Thriller Book Review

Security Breach

by Humphrey Hawksley
Reviewed date: 2009 Oct 23
Rating: 1
464 pages
Previously published as The History Book
cover art

I don't think Humphrey Hawksley understands what a novel is. A novel is a written work that tells a story with words. A novel is not a description of a movie that exists in the mind of the author. Security Breach is a written diarrhea of scene descriptions, sometimes down to the particular camera angles and panning.

Hawksley's main character is a caricature and her actions are unrelated to any realistic motivations. But that's OK, because she's nothing more than a vehicle to introduce us to the conspiracy. She is Kat Polinski, a tough-as-nails computer hacker who was caught, then recruited to work for the Department of Homeland Security with a promise that she'll earn an early release. She's twenty-four years old. When her sister Suzy is murdered in Britain, she tracks down the killer. In the process she uncovers a global conspiracy to control the world's energy market. It's all tied up in the international Coalition for Peace and Security (CPS) agreement that the United States, Britain, Russia, and the rest of the world are going to sign during the World Cup soccer match.

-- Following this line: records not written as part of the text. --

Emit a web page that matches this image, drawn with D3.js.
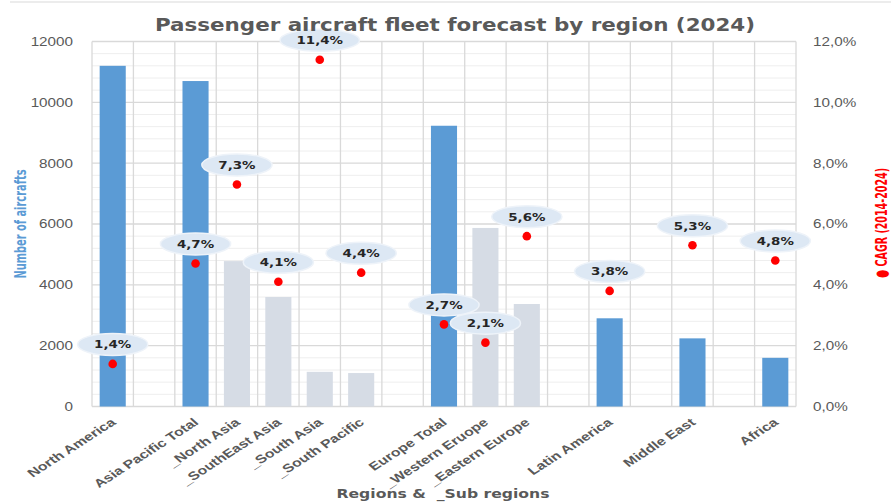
<!DOCTYPE html>
<html>
<head>
<meta charset="utf-8">
<script src="https://cdn.jsdelivr.net/npm/d3@7"></script>
<style>
  body { margin: 0; background: #fff; }
  svg { display: block; font-family: "DejaVu Sans", Verdana, sans-serif; }
</style>
</head>
<body>
<svg></svg>
<script>
const categories = ["North America", "", "Asia Pacific Total", "_North Asia", "_SouthEast Asia", "_South Asia",
  "_South Pacific", " ", "Europe Total", "_Western Eruope", "_Eastern Europe", "  ", "Latin America", "   ",
  "Middle East", "    ", "Africa"];
const fleet = [11200, null, 10700, 4780, 3600, 1140, 1100, null, 9230, 5870, 3370, null, 2900, null, 2240, null, 1600];
const cagr = [1.4, null, 4.7, 7.3, 4.1, 11.4, 4.4, null, 2.7, 2.1, 5.6, null, 3.8, null, 5.3, null, 4.8];
const isSub = [false, false, false, true, true, true, true, false, false, true, true, false, false, false, false, false, false];
const leftTicks = [0, 2000, 4000, 6000, 8000, 10000, 12000];
const rightTicks = [0, 2, 4, 6, 8, 10, 12];

const svg = d3.select("svg").attr("width", 891).attr("height", 503);
const margin = { top: 41.5, right: 95, bottom: 96.5, left: 92 };
const width = 891 - margin.left - margin.right;
const height = 503 - margin.top - margin.bottom;
const g = svg.append("g").attr("transform", `translate(${margin.left},${margin.top})`);

// the original picture is stretched sideways, so widen the text the same way
function stretch(sel, k) {
  sel.each(function () {
    const L = this.getComputedTextLength();
    d3.select(this).attr("textLength", L * k).attr("lengthAdjust", "spacingAndGlyphs");
  });
}

const x = d3.scaleBand().domain(categories).range([0, width]);
const y = d3.scaleLinear().domain([0, 12000]).range([height, 0]);
const y2 = d3.scaleLinear().domain([0, 12]).range([height, 0]);
const pct = d => d3.format(".1f")(d).replace(".", ",") + "%";

svg.append("line").attr("x1", 10).attr("x2", 891).attr("y1", 2).attr("y2", 2)
  .attr("stroke", "#d9d9d9");

// horizontal grid, minor every 400
g.selectAll(".hgrid").data(d3.range(0, 12001, 400)).enter().append("line")
  .attr("x1", 0).attr("x2", width)
  .attr("y1", d => y(d)).attr("y2", d => y(d))
  .attr("stroke", d => d % 2000 === 0 ? "#d9d9d9" : "#eeeeee")
  .attr("stroke-width", d => d % 2000 === 0 ? 1.3 : 1);

// vertical grid between categories
g.selectAll(".vgrid").data(d3.range(categories.length + 1)).enter().append("line")
  .attr("x1", i => i * x.step()).attr("x2", i => i * x.step())
  .attr("y1", 0).attr("y2", height)
  .attr("stroke", "#d9d9d9").attr("stroke-width", 1.3);

const barW = x.step() * 0.63;
g.selectAll(".bar").data(categories.map((c, i) => ({ c, v: fleet[i], sub: isSub[i] })).filter(d => d.v != null))
  .enter().append("rect")
  .attr("x", d => x(d.c) + (x.step() - barW) / 2)
  .attr("width", barW)
  .attr("y", d => y(d.v))
  .attr("height", d => height - y(d.v))
  .attr("fill", d => d.sub ? "#d6dce5" : "#5b9bd5");

const yl = g.append("g").call(d3.axisLeft(y).tickValues(leftTicks).tickSize(0).tickPadding(19).tickFormat(d3.format("d")))
  .call(a => a.select(".domain").remove())
  .selectAll("text").attr("fill", "#595959").style("font-size", "12px");
stretch(yl, 1.27);

const yr = g.append("g").attr("transform", `translate(${width},0)`)
  .call(d3.axisRight(y2).tickValues(rightTicks).tickSize(0).tickPadding(17).tickFormat(pct))
  .call(a => a.select(".domain").remove())
  .selectAll("text").attr("fill", "#595959").style("font-size", "12px");
stretch(yr, 1.27);

const xl = g.append("g").attr("transform", `translate(0,${height})`)
  .call(d3.axisBottom(x).tickSize(0).tickPadding(0))
  .call(a => a.select(".domain").remove())
  .selectAll("text")
  .attr("fill", "#595959").style("font-size", "11.5px").style("font-weight", "bold")
  .attr("text-anchor", "end")
  .attr("dy", "0")
  .attr("transform", "translate(4,17) scale(1.3,1) rotate(-40)");
stretch(xl, 1.07);

// CAGR dots with bubble labels
const pts = categories.map((c, i) => ({ c, v: cagr[i] })).filter(d => d.v != null);
g.selectAll(".dot").data(pts).enter().append("circle")
  .attr("cx", d => x(d.c) + x.step() / 2)
  .attr("cy", d => y2(d.v))
  .attr("r", 4.3)
  .attr("fill", "#ff0000");

const lab = g.selectAll(".lab").data(pts).enter().append("g")
  .attr("transform", d => `translate(${x(d.c) + x.step() / 2},${y2(d.v) - 19.5})`);
lab.append("ellipse").attr("ry", 11)
  .attr("fill", "#dde8f4").attr("stroke", "#eef3f9").attr("stroke-width", 1.5);
const labText = lab.append("text").attr("text-anchor", "middle").attr("dy", "0.36em")
  .attr("fill", "#262626").style("font-size", "11px").style("font-weight", "bold")
  .text(d => pct(d.v));
stretch(labText, 1.22);
labText.each(function () {
  const w = +d3.select(this).attr("textLength");
  d3.select(this.parentNode).select("ellipse").attr("rx", w / 2 + 16.5);
});

svg.append("text").attr("x", 455).attr("y", 31).attr("text-anchor", "middle")
  .attr("fill", "#595959").style("font-size", "18px").style("font-weight", "bold")
  .attr("textLength", 600).attr("lengthAdjust", "spacingAndGlyphs")
  .text("Passenger aircraft fleet forecast by region (2024)");

svg.append("text").attr("transform", "translate(26,224) scale(1.25,1) rotate(-90)").attr("text-anchor", "middle")
  .attr("fill", "#5b9bd5").style("font-size", "13px").style("font-weight", "bold")
  .style("font-family", "'Liberation Sans Narrow', 'DejaVu Sans Condensed', sans-serif")
  .attr("textLength", 109).attr("lengthAdjust", "spacingAndGlyphs")
  .text("Number of aircrafts");

svg.append("text").attr("transform", "translate(887,223) scale(1.25,1) rotate(-90)").attr("text-anchor", "middle")
  .attr("fill", "#ff0000").style("font-size", "13px").style("font-weight", "bold")
  .style("font-family", "'Liberation Sans Narrow', 'DejaVu Sans Condensed', sans-serif")
  .attr("textLength", 110).attr("lengthAdjust", "spacingAndGlyphs")
  .text("\u25CF CAGR (2014-2024)");

svg.append("text").attr("x", 443).attr("y", 498).attr("text-anchor", "middle")
  .attr("fill", "#595959").style("font-size", "13px").style("font-weight", "bold")
  .style("white-space", "pre")
  .attr("textLength", 213).attr("lengthAdjust", "spacingAndGlyphs")
  .text("Regions &  _Sub regions");
</script>
</body>
</html>
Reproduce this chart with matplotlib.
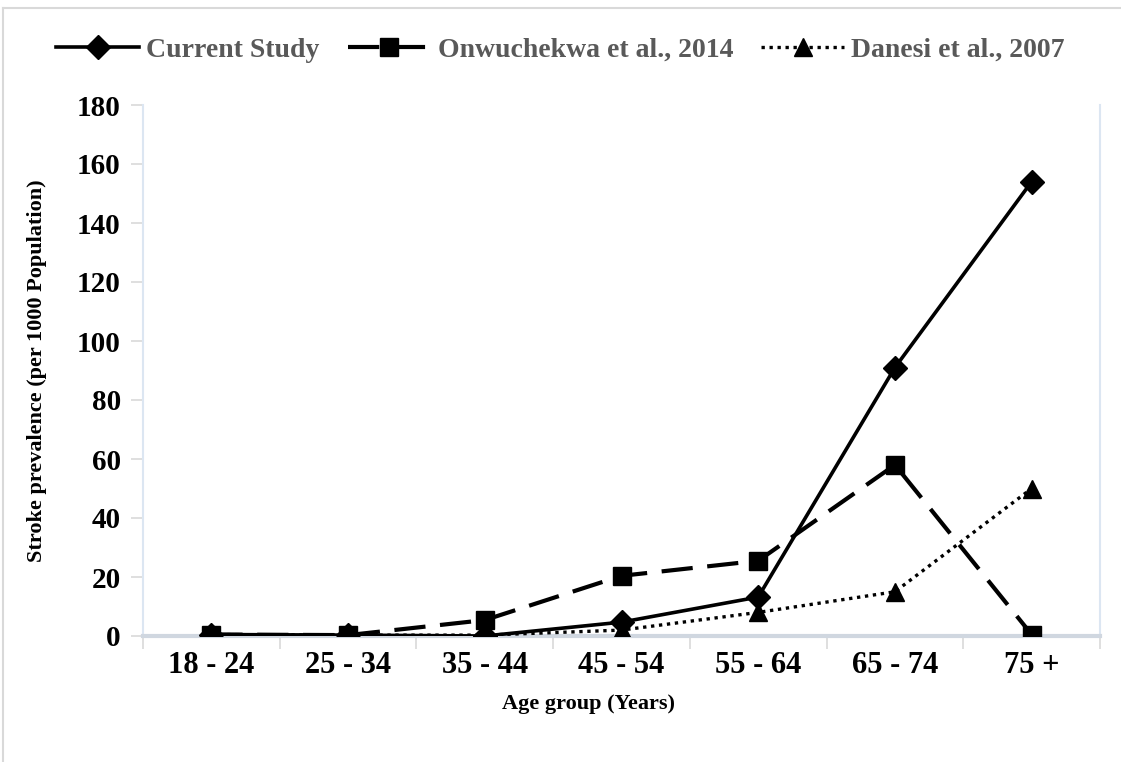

Wait, what? Why is the schedule for CPS based on the starting time of the soccer match? That doesn't make sense. Oh I forgot, Hawksley doesn't understand how fiction works.

Another thing Hawksley doesn't understand is computers. His depiction of firewalls and hacking is more akin to black magic than to computers in the real world. You see, Kat has special hacking software on a SIM card, which automatically detects and penetrates firewalls. Her magic software can do stuff like neutralize a self-deleting Powerpoint document. What? Since when can a slideshow data file delete itself? Since Hawksley started writing! That's also about the time that cellphones started unlocking wall safes and opening car doors. OK, that last one is at least plausible, if automakers suddenly forgot about pseudo-random rolling code security that is already standard in all keyless entry remotes.

Speaking of cellphones! Oh, cellphones! In Hawksley's world, Kat is a super-smart hacker but is too stupid to put down her cellphone. Every time she evades the public security cameras and gives the bad guys the slip, Kat picks up a cellphone and calls her boss in Washington. And immediately, the Russian bad guys, the US government, and the British police and the military all lock onto her cellphone and pinpoint her location. Five minutes later she's usually been arrested again, kidnapped, or shot at. When she escapes, she calls her boss again!

The surveillance technology in Hawksley's world is plausible, although he overestimates the ease of networking everything. Nevertheless, it's possible with today's technology. But given that this is set in the near future (Kat has a 5 GB flash drive, so we're talking within a few years) there's no earthly way such a system could be put into place so soon.